▸ **The task**: Your copy of the material below should match it exactly, except that it holds no pictures.

▸ **Recorded information**:

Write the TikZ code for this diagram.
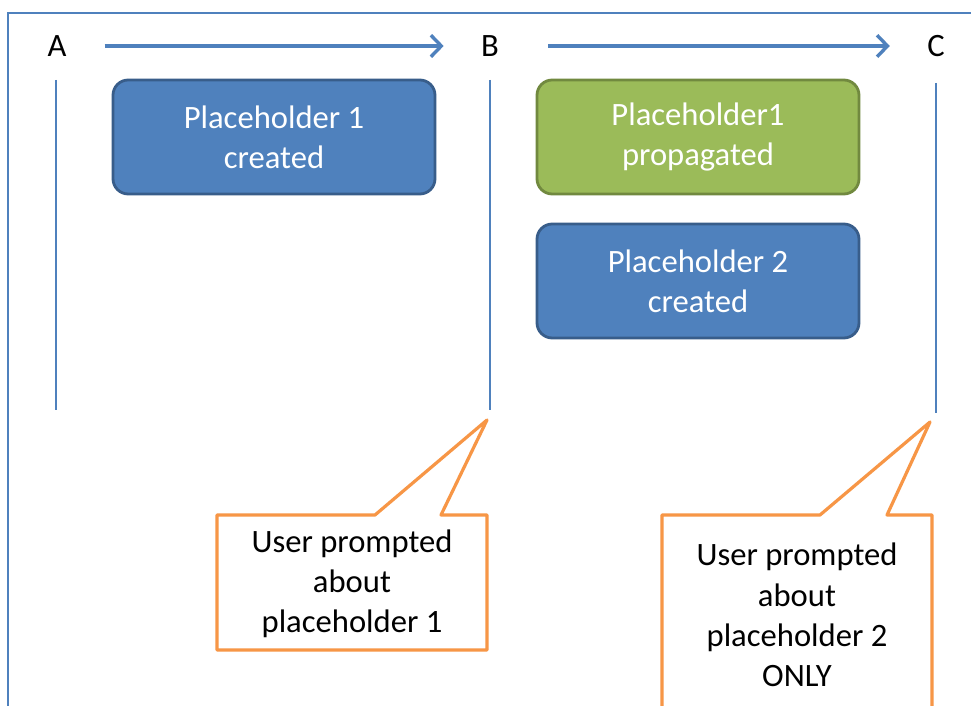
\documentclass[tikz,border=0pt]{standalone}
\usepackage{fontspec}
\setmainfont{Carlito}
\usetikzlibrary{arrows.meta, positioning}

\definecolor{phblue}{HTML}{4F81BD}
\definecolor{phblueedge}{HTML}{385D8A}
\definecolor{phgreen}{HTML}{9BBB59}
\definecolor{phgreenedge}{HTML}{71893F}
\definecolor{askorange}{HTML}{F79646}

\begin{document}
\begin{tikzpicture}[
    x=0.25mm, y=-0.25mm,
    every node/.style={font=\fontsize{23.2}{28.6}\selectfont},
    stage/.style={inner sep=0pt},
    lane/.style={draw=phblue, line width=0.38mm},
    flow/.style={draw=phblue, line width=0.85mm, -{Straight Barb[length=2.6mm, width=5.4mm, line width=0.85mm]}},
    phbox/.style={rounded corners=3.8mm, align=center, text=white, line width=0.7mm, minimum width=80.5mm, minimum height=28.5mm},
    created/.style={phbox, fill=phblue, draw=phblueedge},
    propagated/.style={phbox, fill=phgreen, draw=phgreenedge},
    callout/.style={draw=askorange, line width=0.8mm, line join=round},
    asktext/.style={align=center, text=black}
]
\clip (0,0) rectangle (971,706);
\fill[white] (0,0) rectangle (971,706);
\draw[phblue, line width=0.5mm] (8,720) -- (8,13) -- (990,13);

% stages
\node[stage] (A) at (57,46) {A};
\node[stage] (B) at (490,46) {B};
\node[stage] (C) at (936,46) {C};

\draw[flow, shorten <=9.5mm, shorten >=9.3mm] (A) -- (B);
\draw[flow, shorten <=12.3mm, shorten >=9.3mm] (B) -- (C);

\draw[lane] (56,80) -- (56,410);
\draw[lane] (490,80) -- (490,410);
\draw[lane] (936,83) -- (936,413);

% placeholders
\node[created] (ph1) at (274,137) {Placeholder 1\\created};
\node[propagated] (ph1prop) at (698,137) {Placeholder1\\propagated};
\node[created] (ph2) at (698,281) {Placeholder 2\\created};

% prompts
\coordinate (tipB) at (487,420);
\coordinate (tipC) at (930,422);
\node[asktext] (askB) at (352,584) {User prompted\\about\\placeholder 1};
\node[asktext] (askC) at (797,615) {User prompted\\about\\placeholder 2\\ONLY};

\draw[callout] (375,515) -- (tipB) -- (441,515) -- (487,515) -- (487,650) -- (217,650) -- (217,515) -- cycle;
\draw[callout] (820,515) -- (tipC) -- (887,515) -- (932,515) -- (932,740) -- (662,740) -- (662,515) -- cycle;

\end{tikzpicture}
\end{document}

▸ **Response**:
Write the TikZ code for this diagram.
\documentclass[tikz,border=0pt]{standalone}
\usepackage{fontspec}
\setmainfont{Carlito}
\usetikzlibrary{arrows.meta, positioning}

\definecolor{phblue}{HTML}{4F81BD}
\definecolor{phblueedge}{HTML}{385D8A}
\definecolor{phgreen}{HTML}{9BBB59}
\definecolor{phgreenedge}{HTML}{71893F}
\definecolor{askorange}{HTML}{F79646}

\begin{document}
\begin{tikzpicture}[
    x=0.25mm, y=-0.25mm,
    every node/.style={font=\fontsize{23.2}{28.6}\selectfont},
    stage/.style={inner sep=0pt},
    lane/.style={draw=phblue, line width=0.38mm},
    flow/.style={draw=phblue, line width=0.85mm, -{Straight Barb[length=2.6mm, width=5.4mm, line width=0.85mm]}},
    phbox/.style={rounded corners=3.8mm, align=center, text=white, line width=0.7mm, minimum width=80.5mm, minimum height=28.5mm},
    created/.style={phbox, fill=phblue, draw=phblueedge},
    propagated/.style={phbox, fill=phgreen, draw=phgreenedge},
    callout/.style={draw=askorange, line width=0.8mm, line join=round},
    asktext/.style={align=center, text=black}
]
\clip (0,0) rectangle (971,706);
\fill[white] (0,0) rectangle (971,706);
\draw[phblue, line width=0.5mm] (8,720) -- (8,13) -- (990,13);

% stages
\node[stage] (A) at (57,46) {A};
\node[stage] (B) at (490,46) {B};
\node[stage] (C) at (936,46) {C};

\draw[flow, shorten <=9.5mm, shorten >=9.3mm] (A) -- (B);
\draw[flow, shorten <=12.3mm, shorten >=9.3mm] (B) -- (C);

\draw[lane] (56,80) -- (56,410);
\draw[lane] (490,80) -- (490,410);
\draw[lane] (936,83) -- (936,413);

% placeholders
\node[created] (ph1) at (274,137) {Placeholder 1\\created};
\node[propagated] (ph1prop) at (698,137) {Placeholder1\\propagated};
\node[created] (ph2) at (698,281) {Placeholder 2\\created};

% prompts
\coordinate (tipB) at (487,420);
\coordinate (tipC) at (930,422);
\node[asktext] (askB) at (352,584) {User prompted\\about\\placeholder 1};
\node[asktext] (askC) at (797,615) {User prompted\\about\\placeholder 2\\ONLY};

\draw[callout] (375,515) -- (tipB) -- (441,515) -- (487,515) -- (487,650) -- (217,650) -- (217,515) -- cycle;
\draw[callout] (820,515) -- (tipC) -- (887,515) -- (932,515) -- (932,740) -- (662,740) -- (662,515) -- cycle;

\end{tikzpicture}
\end{document}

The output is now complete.